The loss of control of Prime Minister Scott Morrison’s account on the Chinese social media app WeChat should not have come as a surprise to the government.
As I warned in multiple media appearances in 2019, in a research paper on WeChat and TikTok in September 2020, in The Strategist in December 2020 and ad nauseam on Twitter, the decision to have Morrison’s account registered under the name of a Chinese citizen was always risky and ill-advised.
The prime minister’s office has known since at least April 2019 that, because it was registered to an unnamed man in Fujian province, his account was actually in breach of the platform’s terms and conditions. That was always an untenable position. Any account set up in this way could be shut down at a moment’s notice, which was one of the risks I explicitly warned about and what has now happened.
We now know that the man from Fujian who ultimately controlled the account is a certain Mr Ji (纪), based on the alert that the 75,000-odd followers of the account received to notify them that it was being transferred and rebranded as ‘New Life for Chinese Australians’ (澳华新生活).
But there’s plenty we still don’t know about Ji, including his full name and the name of the Chinese agency that the prime minister’s office hired to run the account. Most importantly, we don’t know what prompted Ji to sell the account to Huang Aipeng of Fuzhou 985 Information Technology Ltd. For his part, Huang claims that he bought the account because it had lots of followers and, rather unconvincingly, that he had no idea that it was the account of Australia’s prime minister.
A couple of possible scenarios as to Ji’s motivation come to mind. First, it’s possible that he decided that the risk he was being exposed to was outweighed by the prospect of cashing out and selling the account and the access to the mostly Chinese-Australian followers it had accumulated.

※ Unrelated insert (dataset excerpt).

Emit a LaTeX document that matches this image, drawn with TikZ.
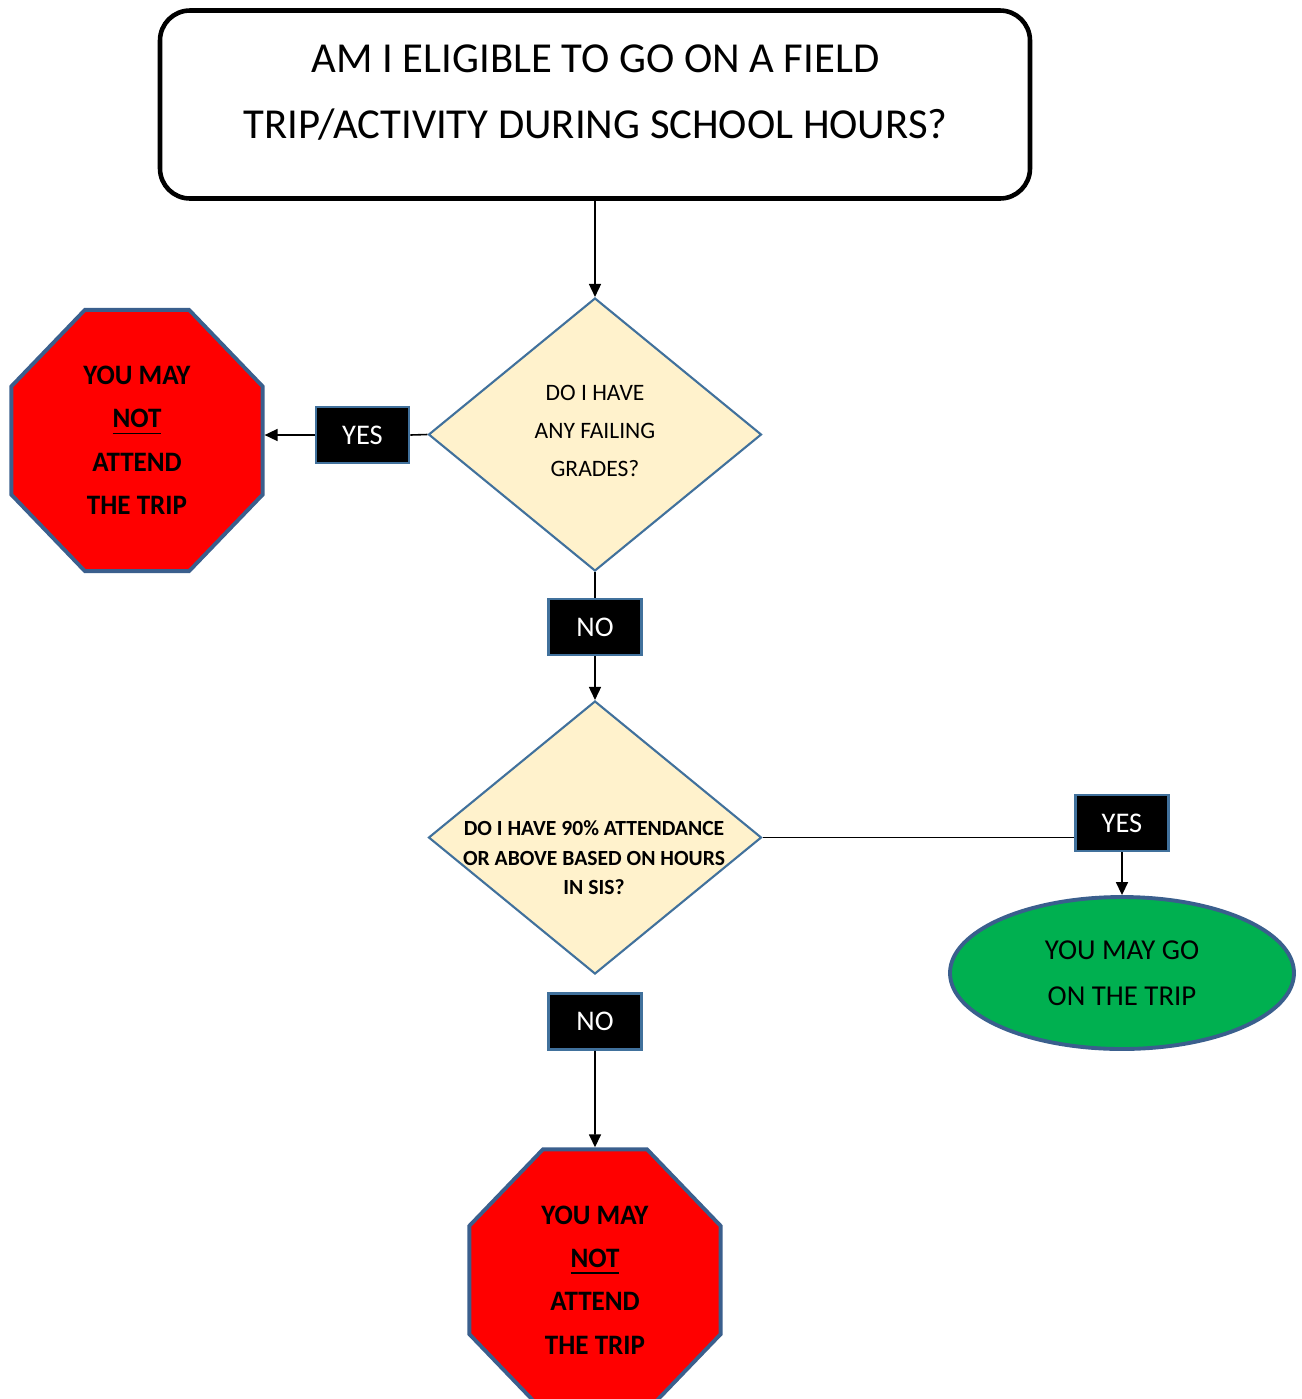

This individual had been put in an invidious position. By having his name connected to Morrison and his WeChat posts, Ji was running the risk of being detained by Chinese authorities. For what it’s worth—and that’s not much considering the reputation of the rag—one propagandist at the Global Times, citing an unnamed source, claimed there was a falling out between Ji and the agency.
Second, it’s possible that Ji and the unnamed agency he works for were leaned on by one or more organs of the Chinese party-state to offload the account in order to embarrass the prime minister and hamper his efforts at re-election.
On balance, it’s this second scenario—that a decision had been made by the Chinese Communist Party to deplatform Morrison—that seems much more likely. How else can we explain WeChat parent company Tencent’s intransigence when the PM’s office reached out to it to try to regain control of the account?
The government says it repeatedly tried to regain control of the prime minister’s account after it lost control of it in July, but Tencent refused to respond to its requests, according to the ABC. Tencent would have been well within its rights to simply state, as it did this week, that the issue would be handled in accordance with its rules, but the company decided instead to snub the PM.
No matter which is the case, each scenario illustrates how Morrison and his government are viewed in the People’s Republic of China right now. The signal from the upper echelons of the CCP has been clear for quite some time: it’s open season on the Australian government and nobody will be penalised for slighting them. It wouldn’t be the first time that the Liberal Party has been interfered with on WeChat. Morrison was censored by the platform in December 2020 and, just days later, the Victorian Liberal Party’s account was stripped of its name.
There’s no evidence that I’m aware of to indicate that the Labor Party has had as bumpy a ride. It had appeared that while Liberal accounts have been interfered with a number of times on the platform, Labor had come to an arrangement with Tencent to allow the party and its politicians to have full control over their accounts.
But appearances can be deceptive, and newly emerged records of Labor Leader Anthony Albanese’s WeChat account suggest that it is also registered to an unnamed Chinese national, this time a woman from Jiangsu province. That means Albanese is in exactly the same boat Morrison was in.
If Albanese is sincere about how, if elected, he intends to approach relations with China—an approach which, at least on paper, doesn’t differ vastly from the current government’s—then he should fully expect to be on the receiving end of the same type of treatment from Tencent at some point in the future. On Tuesday, Albanese told the National Press Club that he didn’t blame the government for the deterioration in Australia’s relationship with China and expects things will remain difficult if Labor wins the election.
It would be tempting for Labor to do as the government did and ignore the risks to Australian democracy and national security that come with using China-based social media apps when the timing didn’t suit it. It’s not just WeChat, by the way. Just months after Morrison warned that TikTok ‘connects right back to China’, he joined it.
Let me put it bluntly: any politician or political party that sees no problem with treating WeChat as a normal social media platform is tacitly compliant with state-sponsored interference in the upcoming election. It’s well beyond time that both the Liberal and Labor parties set their own immediate political needs aside and mutually agree to stop using WeChat as a campaign channel and to start work on bipartisan legislation to properly regulate this influential platform.